The following are NOT the same and NOT compatible.
-
Amstrad NC100 and clones & derivatives like NTS DreamWriter 325.
They look very similar but the memory card in those is PCMCIA Type 1, which is totally different from this. -
ITT Canon Star Card
single row 38 pins (or maybe 39 or 40, references say 38-pin, but you can count 39 holes plus another smaller hole) but no polarity notch on the pin-38 side. -
Yamaha MCD32 / MCD64
MCD in particular really looks perfect, just upside-down, with the same single-row 38-pin connector and a keying notch on one side. But the key notch is on the on the wrong side, and it's not merely the same card but updside down. The pinout is different. Just for starters, MCD has GND on both pin 1 and pin 38, and vcc on pin 20, while the WP-2 has GND on pin 1 and VCC on pin 38. No matter which direction the pin numbers count, whether the Yamaha counts in the other direction or not, whether inserting the card upside-down changes that or not, no matter what either way if you managed to insert the card it would short the WP-2's power rail directly to GND.
CamelFORTH on ROM?
But how to construct rom image?
Try to deduce how a rom is supposed to work by recording the bus while trying to load a dictionary while the breakout board has the /DET pin not connected to GND.

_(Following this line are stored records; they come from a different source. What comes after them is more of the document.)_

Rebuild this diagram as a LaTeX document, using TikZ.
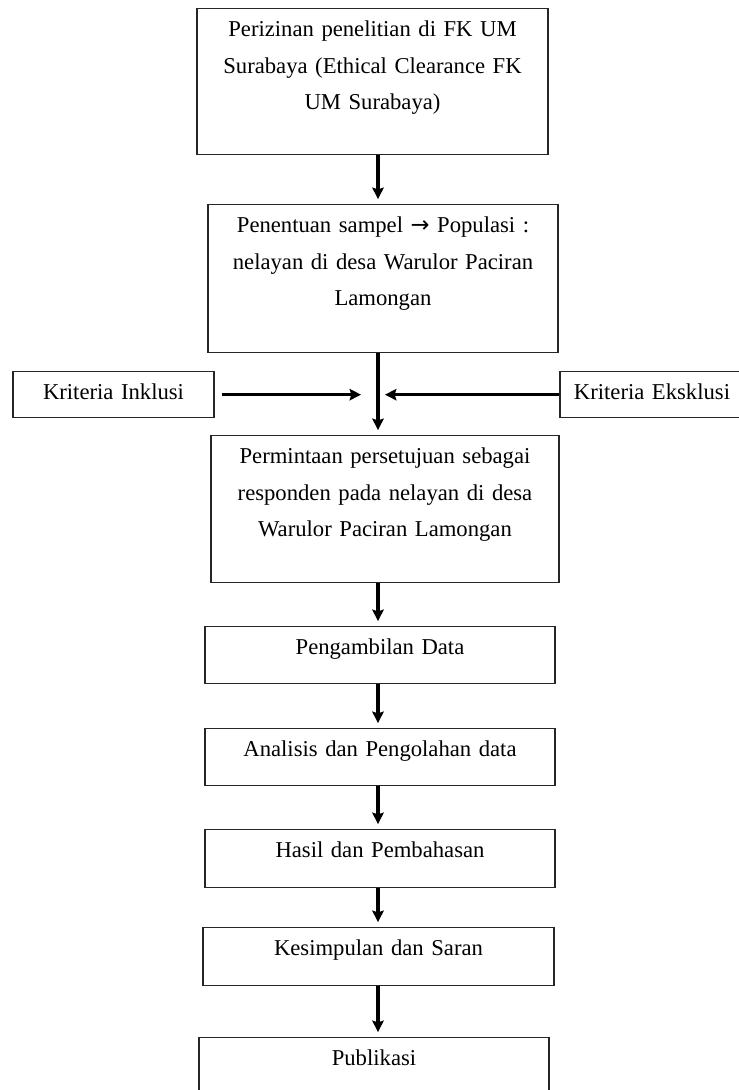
\documentclass[tikz,border=0pt]{standalone}
\usepackage{fontspec}
\setmainfont{Liberation Serif}
\newfontfamily\arrowfont{DejaVu Sans}
\usetikzlibrary{arrows.meta}

\tikzset{
  stepbox/.style={draw=black!85, line width=0.75pt, inner sep=0pt, align=center,
    anchor=north, text height=0.56cm, font=\fontsize{12.9}{20.8}\selectfont},
  flow/.style={line width=1.8pt, -{Stealth[length=6.5pt,width=6.5pt,inset=1pt]},
    shorten >=2.8pt}
}

\begin{document}
\begin{tikzpicture}[x=0.02cm, y=-0.02cm]
\useasboundingbox (0,0) rectangle (738,1090);

\node[stepbox, text width=7.02cm, text depth=2.36cm] (perizinan) at (372.5,8)
  {Perizinan penelitian di FK UM\\Surabaya (Ethical Clearance FK\\UM Surabaya)};
\node[stepbox, text width=7.00cm, text depth=2.40cm] (penentuan) at (383,204)
  {Penentuan sampel {\arrowfont →} Populasi :\\nelayan di desa Warulor Paciran\\Lamongan};
\node[stepbox, text width=4.02cm, text depth=0.36cm] (inklusi) at (113.5,371)
  {Kriteria Inklusi};
\node[stepbox, text width=3.68cm, text depth=0.36cm] (eksklusi) at (652,371)
  {Kriteria Eksklusi};
\node[stepbox, text width=6.96cm, text depth=2.38cm] (permintaan) at (385,435)
  {Permintaan persetujuan sebagai\\responden pada nelayan di desa\\Warulor Paciran Lamongan};
\node[stepbox, text width=7.00cm, text depth=0.58cm] (pengambilan) at (380,626)
  {Pengambilan Data};
\node[stepbox, text width=7.00cm, text depth=0.58cm] (analisis) at (380,728)
  {Analisis dan Pengolahan data};
\node[stepbox, text width=7.00cm, text depth=0.60cm] (hasil) at (380,829)
  {Hasil dan Pembahasan};
\node[stepbox, text width=7.02cm, text depth=0.60cm] (kesimpulan) at (378.5,927)
  {Kesimpulan dan Saran};
\node[stepbox, text width=7.00cm, text depth=0.58cm] (publikasi) at (374,1037)
  {Publikasi};

\coordinate (spine) at (378,0);
\coordinate (inL) at (361,0);
\coordinate (exR) at (385,0);

\draw[flow] (perizinan.south -| spine) -- (penentuan.north -| spine);
\draw[flow] (penentuan.south -| spine) -- (permintaan.north -| spine);
\draw[flow, shorten <=4pt, shorten >=0pt] (inklusi.east) -- (inklusi.east -| inL);
\draw[flow, shorten >=0pt] (eksklusi.west) -- (eksklusi.west -| exR);
\draw[flow] (permintaan.south -| spine) -- (pengambilan.north -| spine);
\draw[flow] (pengambilan.south -| spine) -- (analisis.north -| spine);
\draw[flow] (analisis.south -| spine) -- (hasil.north -| spine);
\draw[flow] (hasil.south -| spine) -- (kesimpulan.north -| spine);
\draw[flow] (kesimpulan.south -| spine) -- (publikasi.north -| spine);
\end{tikzpicture}
\end{document}
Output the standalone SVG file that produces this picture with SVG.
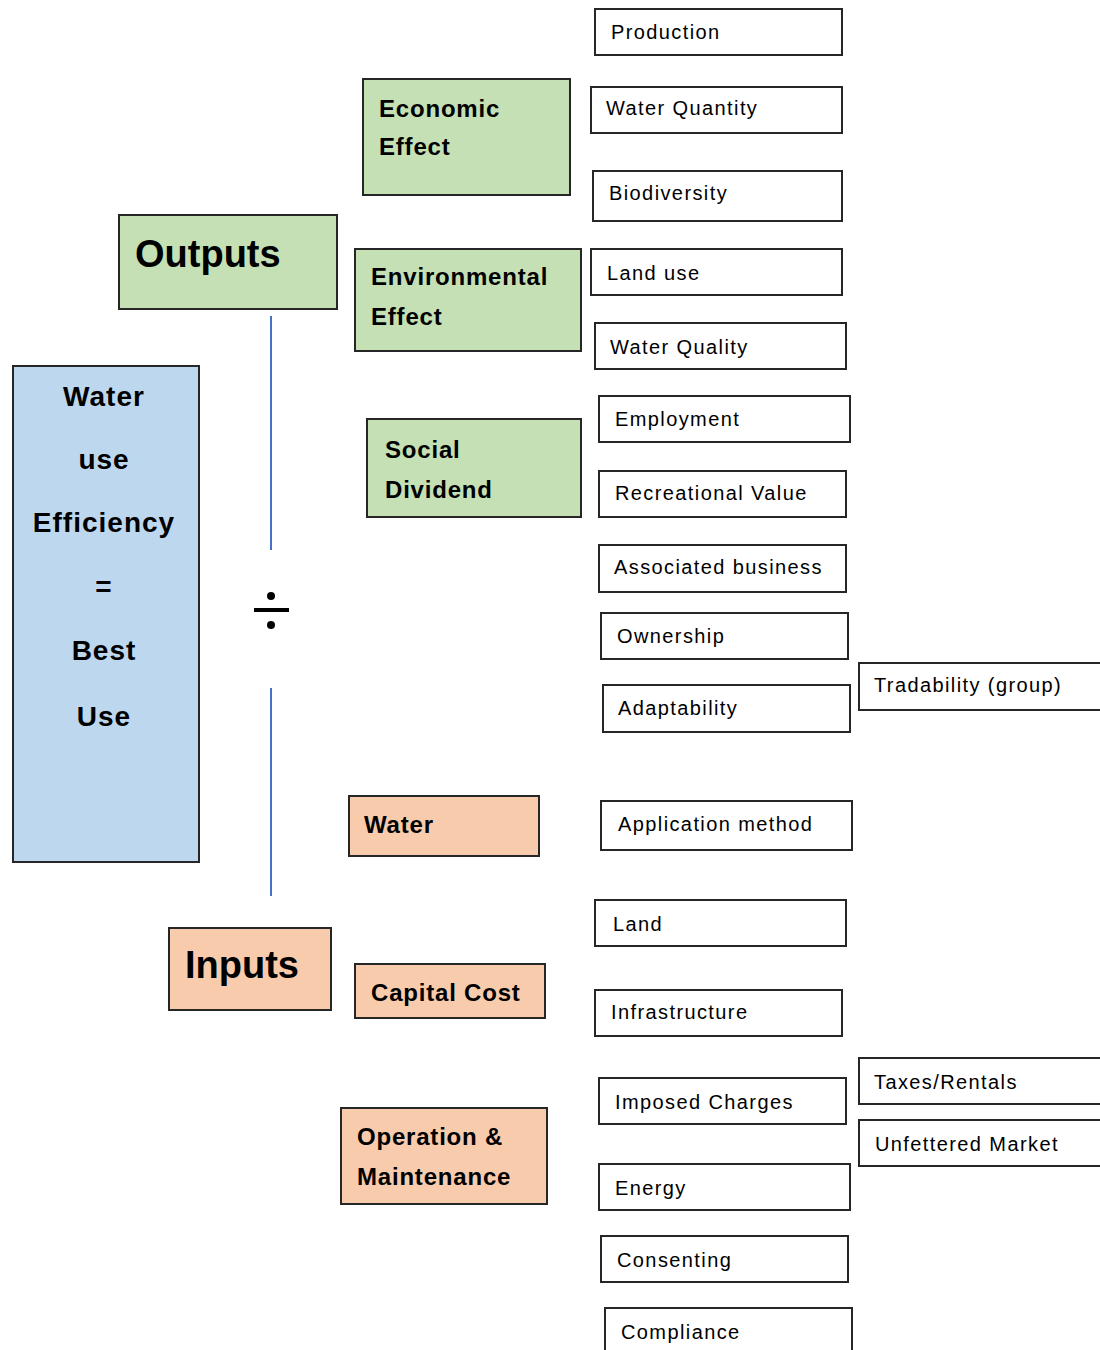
<svg xmlns="http://www.w3.org/2000/svg" width="1100" height="1350" viewBox="0 0 1100 1350">
<style>
rect{stroke:#262626;stroke-width:2}
.w{fill:#fff}
.g{fill:#C5E0B4}
.b{fill:#BDD7EE}
.p{fill:#F8CBAD}
text{font-family:"Liberation Sans",Arial,sans-serif;fill:#000}
.t{font-size:20px;letter-spacing:1.4px}
.h{font-size:24px;font-weight:bold;letter-spacing:0.8px}
.big{font-size:38px;font-weight:bold}
.side{font-size:28px;font-weight:bold;letter-spacing:1px;text-anchor:middle}
</style>
<rect width="1100" height="1350" fill="#fff" style="stroke:none"/>
<g id="connectors" stroke="#4472C4" stroke-width="2">
<line x1="271" y1="316" x2="271" y2="550"/>
<line x1="271" y1="688" x2="271" y2="896"/>
</g>
<g id="divide" fill="#000">
<circle cx="271" cy="596" r="4"/>
<rect x="254" y="608" width="35" height="4" style="stroke:none"/>
<circle cx="271" cy="625" r="4"/>
</g>
<g id="wue"><rect class="b" x="13" y="366" width="186" height="496"/>
<text class="side" x="104" y="406">Water</text>
<text class="side" x="104" y="469">use</text>
<text class="side" x="104" y="532">Efficiency</text>
<text class="side" x="104" y="596">=</text>
<text class="side" x="104" y="660">Best</text>
<text class="side" x="104" y="726">Use</text></g>
<g id="outputs"><rect class="g" x="119" y="215" width="218" height="94"/><text class="big" x="135" y="267">Outputs</text></g>
<g id="inputs"><rect class="p" x="169" y="928" width="162" height="82"/><text class="big" x="185" y="978">Inputs</text></g>
<g id="economic"><rect class="g" x="363" y="79" width="207" height="116"/><text class="h" x="379" y="117">Economic</text><text class="h" x="379" y="155">Effect</text></g>
<g id="environmental"><rect class="g" x="355" y="249" width="226" height="102"/><text class="h" x="371" y="285">Environmental</text><text class="h" x="371" y="325">Effect</text></g>
<g id="social"><rect class="g" x="367" y="419" width="214" height="98"/><text class="h" x="385" y="458">Social</text><text class="h" x="385" y="498">Dividend</text></g>
<g id="water"><rect class="p" x="349" y="796" width="190" height="60"/><text class="h" x="364" y="833">Water</text></g>
<g id="capital"><rect class="p" x="355" y="964" width="190" height="54"/><text class="h" x="371" y="1001">Capital Cost</text></g>
<g id="om"><rect class="p" x="341" y="1108" width="206" height="96"/><text class="h" x="357" y="1145">Operation &amp;</text><text class="h" x="357" y="1185">Maintenance</text></g>
<g id="production"><rect class="w" x="595" y="9" width="247" height="46"/><text class="t" x="611" y="39">Production</text></g>
<g id="waterquantity"><rect class="w" x="591" y="87" width="251" height="46"/><text class="t" x="606" y="115">Water Quantity</text></g>
<g id="biodiversity"><rect class="w" x="593" y="171" width="249" height="50"/><text class="t" x="609" y="200">Biodiversity</text></g>
<g id="landuse"><rect class="w" x="591" y="249" width="251" height="46"/><text class="t" x="607" y="280">Land use</text></g>
<g id="waterquality"><rect class="w" x="595" y="323" width="251" height="46"/><text class="t" x="610" y="354">Water Quality</text></g>
<g id="employment"><rect class="w" x="599" y="396" width="251" height="46"/><text class="t" x="615" y="426">Employment</text></g>
<g id="recreational"><rect class="w" x="599" y="471" width="247" height="46"/><text class="t" x="615" y="500">Recreational Value</text></g>
<g id="associated"><rect class="w" x="599" y="545" width="247" height="47"/><text class="t" x="614" y="574">Associated business</text></g>
<g id="ownership"><rect class="w" x="601" y="613" width="247" height="46"/><text class="t" x="617" y="643">Ownership</text></g>
<g id="adaptability"><rect class="w" x="603" y="685" width="247" height="47"/><text class="t" x="618" y="715">Adaptability</text></g>
<g id="tradability"><rect class="w" x="859" y="663" width="250" height="47"/><text class="t" x="874" y="692">Tradability (group)</text></g>
<g id="application"><rect class="w" x="601" y="801" width="251" height="49"/><text class="t" x="618" y="831">Application method</text></g>
<g id="land"><rect class="w" x="595" y="900" width="251" height="46"/><text class="t" x="613" y="931">Land</text></g>
<g id="infrastructure"><rect class="w" x="595" y="990" width="247" height="46"/><text class="t" x="611" y="1019">Infrastructure</text></g>
<g id="imposed"><rect class="w" x="599" y="1078" width="247" height="46"/><text class="t" x="615" y="1109">Imposed Charges</text></g>
<g id="taxes"><rect class="w" x="859" y="1058" width="250" height="46"/><text class="t" x="874" y="1089">Taxes/Rentals</text></g>
<g id="unfettered"><rect class="w" x="859" y="1120" width="250" height="46"/><text class="t" x="875" y="1151">Unfettered Market</text></g>
<g id="energy"><rect class="w" x="599" y="1164" width="251" height="46"/><text class="t" x="615" y="1195">Energy</text></g>
<g id="consenting"><rect class="w" x="601" y="1236" width="247" height="46"/><text class="t" x="617" y="1267">Consenting</text></g>
<g id="compliance"><rect class="w" x="605" y="1308" width="247" height="50"/><text class="t" x="621" y="1339">Compliance</text></g>
</svg>
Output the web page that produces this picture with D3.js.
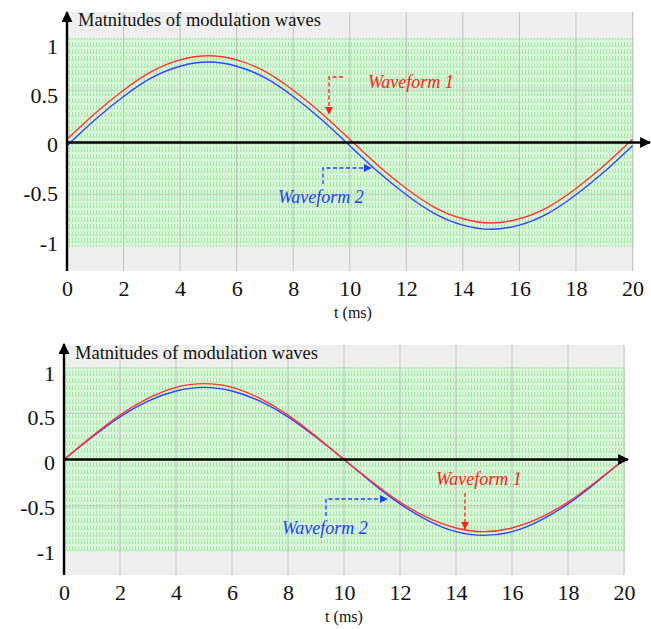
<!DOCTYPE html>
<html>
<head>
<meta charset="utf-8">
<script src="https://cdn.jsdelivr.net/npm/d3@7"></script>
<style>
  html, body { margin: 0; padding: 0; background: #fff; }
  svg { display: block; }
  text { font-family: "Liberation Serif", "Times New Roman", serif; }
</style>
</head>
<body>
<svg id="chart" width="651" height="629"></svg>
<script>
// Time samples (ms) shared by both panels
const timeMs = [0,1,2,3,4,5,6,7,8,9,10,11,12,13,14,15,16,17,18,19,20];
const xTicks = [0,2,4,6,8,10,12,14,16,18,20];
const yTicks = [-1,-0.5,0,0.5,1];
const yTickLabels = ["-1","-0.5","0","0.5","1"];

// Upper panel: modulation waves with opposite DC offsets
const topWave1 = [0.03,0.28,0.50,0.68,0.79,0.83,0.79,0.68,0.50,0.28,0.03,-0.22,-0.44,-0.62,-0.73,-0.77,-0.73,-0.62,-0.44,-0.22,0.03];
const topWave2 = [-0.03,0.22,0.44,0.62,0.73,0.77,0.73,0.62,0.44,0.22,-0.03,-0.28,-0.50,-0.68,-0.79,-0.83,-0.79,-0.68,-0.50,-0.28,-0.03];

// Lower panel: nearly coincident modulation waves
const bottomWave1 = [0,0.25,0.48,0.66,0.78,0.82,0.78,0.66,0.48,0.25,0,-0.24,-0.46,-0.63,-0.74,-0.78,-0.74,-0.63,-0.46,-0.24,0];
const bottomWave2 = [0,0.24,0.46,0.63,0.74,0.78,0.74,0.63,0.46,0.24,0,-0.25,-0.48,-0.66,-0.78,-0.82,-0.78,-0.66,-0.48,-0.25,0];

const titleText = "Matnitudes of modulation waves";
const xTitle = "t (ms)";
const seriesNames = ["Waveform 1", "Waveform 2"];

const svg = d3.select("#chart");
const defs = svg.append("defs");

// Carrier texture: dense dashed green verticals
const pat = defs.append("pattern")
  .attr("id", "carrier")
  .attr("patternUnits", "userSpaceOnUse")
  .attr("width", 3).attr("height", 7);
pat.append("rect").attr("width", 3).attr("height", 7).attr("fill", "#e4f8e4");
pat.append("rect").attr("x", 0).attr("y", 0).attr("width", 1.2).attr("height", 5).attr("fill", "#a6e9a6");
pat.append("rect").attr("x", 1.7).attr("y", 3).attr("width", 0.9).attr("height", 4).attr("fill", "#c2f0c2");

function arrowMarker(id, color, size) {
  defs.append("marker")
    .attr("id", id)
    .attr("viewBox", "0 0 10 10")
    .attr("refX", 9).attr("refY", 5)
    .attr("markerUnits", "userSpaceOnUse")
    .attr("markerWidth", size).attr("markerHeight", size)
    .attr("orient", "auto")
    .append("path").attr("d", "M0,0 L10,5 L0,10 Z").attr("fill", color);
}
arrowMarker("axisArrow", "#000", 11);
arrowMarker("redArrow", "#ff2020", 8);
arrowMarker("blueArrow", "#2040ff", 8);

function drawPanel(p) {
  const x = d3.scaleLinear().domain([0, 20]).range([p.left, p.right]);
  const y = d3.scaleLinear().domain([-1, 1]).range([p.yMinus1, p.yPlus1]);
  const g = svg.append("g");

  // Grey frame and carrier band
  g.append("rect")
    .attr("x", x(0)).attr("y", p.frameTop)
    .attr("width", x(20) - x(0) + 1).attr("height", p.frameBottom - p.frameTop)
    .attr("fill", "#efefef");
  g.append("rect")
    .attr("x", x(0)).attr("y", y(1))
    .attr("width", x(20) - x(0) + 1).attr("height", y(-1) - y(1))
    .attr("fill", "url(#carrier)");

  // Grid
  g.append("g").selectAll("line").data(xTicks).join("line")
    .attr("x1", d => x(d)).attr("x2", d => x(d))
    .attr("y1", p.frameTop).attr("y2", p.frameBottom)
    .attr("stroke", "#b8b8b8").attr("stroke-width", 1).attr("opacity", 0.8);
  g.append("g").selectAll("line").data([-0.5, 0.5]).join("line")
    .attr("x1", x(0)).attr("x2", x(20))
    .attr("y1", d => y(d)).attr("y2", d => y(d))
    .attr("stroke", "#b8b8b8").attr("stroke-width", 1).attr("opacity", 0.7);

  // Waves
  const line = d3.line().x((d, i) => x(timeMs[i])).y(d => y(d)).curve(d3.curveNatural);
  g.append("path").datum(p.wave2).attr("d", line)
    .attr("fill", "none").attr("stroke", "#3344ff").attr("stroke-width", 1.4);
  g.append("path").datum(p.wave1).attr("d", line)
    .attr("fill", "none").attr("stroke", "#ff3333").attr("stroke-width", 1.4);

  // Axes lines with arrows
  g.append("line")
    .attr("x1", x(0)).attr("x2", p.xArrowTip)
    .attr("y1", y(0)).attr("y2", y(0))
    .attr("stroke", "#000").attr("stroke-width", 2.4)
    .attr("marker-end", "url(#axisArrow)");
  g.append("line")
    .attr("x1", x(0)).attr("x2", x(0))
    .attr("y1", p.frameBottom).attr("y2", p.yArrowTip)
    .attr("stroke", "#000").attr("stroke-width", 2.4)
    .attr("marker-end", "url(#axisArrow)");

  // Tick labels
  const yAxis = d3.axisLeft(y).tickValues(yTicks).tickSize(0).tickPadding(0)
    .tickFormat((d, i) => yTickLabels[i]);
  const ya = g.append("g").attr("transform", `translate(${x(0) - 9},0)`).call(yAxis);
  ya.select(".domain").remove();
  ya.selectAll("text")
    .attr("font-size", 22).attr("fill", "#111")
    .attr("dy", d => (0.32 * 22 + p.labelShift(d)) + "px");

  const xAxis = d3.axisBottom(x).tickValues(xTicks).tickSize(0).tickPadding(0);
  const xa = g.append("g").attr("transform", `translate(0,${p.frameBottom + 13})`).call(xAxis);
  xa.select(".domain").remove();
  xa.selectAll("text")
    .attr("font-size", 22).attr("fill", "#111")
    .attr("dy", "0.55em");

  g.append("text")
    .attr("x", p.xTitleX).attr("y", p.frameBottom + 47)
    .attr("text-anchor", "middle").attr("font-size", 16).attr("fill", "#111")
    .text(xTitle);

  g.append("text")
    .attr("x", x(0) + 11).attr("y", p.frameTop + 14)
    .attr("font-size", 18.5).attr("fill", "#111")
    .text(titleText);

  // Annotations
  p.notes.forEach(n => {
    g.append("text")
      .attr("x", n.tx).attr("y", n.ty)
      .attr("font-size", 18).attr("font-style", "italic")
      .attr("fill", n.color)
      .text(n.label);
    g.append("path")
      .attr("d", d3.line()(n.path))
      .attr("fill", "none").attr("stroke", n.color).attr("stroke-width", 1.3)
      .attr("stroke-dasharray", "4,2.5")
      .attr("marker-end", `url(#${n.marker})`);
  });
}

drawPanel({
  left: 67, right: 632.5, yPlus1: 38, yMinus1: 247,
  frameTop: 12, frameBottom: 271,
  xArrowTip: 650, yArrowTip: 12, xTitleX: 353,
  wave1: topWave1, wave2: topWave2,
  labelShift: v => 2 + 6 * v,
  notes: [
    { label: seriesNames[0], color: "#ff2020", marker: "redArrow", tx: 368, ty: 88,
      path: [[343, 77], [329, 77], [329, 114]] },
    { label: seriesNames[1], color: "#2040ff", marker: "blueArrow", tx: 278, ty: 203,
      path: [[323, 184], [323, 168], [371, 168]] }
  ]
});

drawPanel({
  left: 64, right: 624, yPlus1: 367, yMinus1: 552,
  frameTop: 345, frameBottom: 575,
  xArrowTip: 628, yArrowTip: 344, xTitleX: 344,
  wave1: bottomWave1, wave2: bottomWave2,
  labelShift: v => 3 + 3 * v,
  notes: [
    { label: seriesNames[0], color: "#ff2020", marker: "redArrow", tx: 436, ty: 485,
      path: [[465, 493], [465, 529]] },
    { label: seriesNames[1], color: "#2040ff", marker: "blueArrow", tx: 282, ty: 534,
      path: [[326, 516], [326, 499], [387, 499]] }
  ]
});
</script>
</body>
</html>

Document how to create a RUN file like CamelFORTH. I don't know myself, but John Hogerhuis did it to make CamelFORTH based on the available info in the service manual, and someone else ported Zork the same way. Figure that out and write some sort of reproduceable toolchain & Makefile template hello world project to create new executables.
Use the programming adapter to dump ram card images and reverse engineer the file format. Possibly eventually add an mcu to the card that can read & write the sram and present a standard usb mass storage interface to a pc.
Add a 5v power output for a MounT?
Some way to access the card directly from a pc. IE, add a microcontroller to provide a usb interface.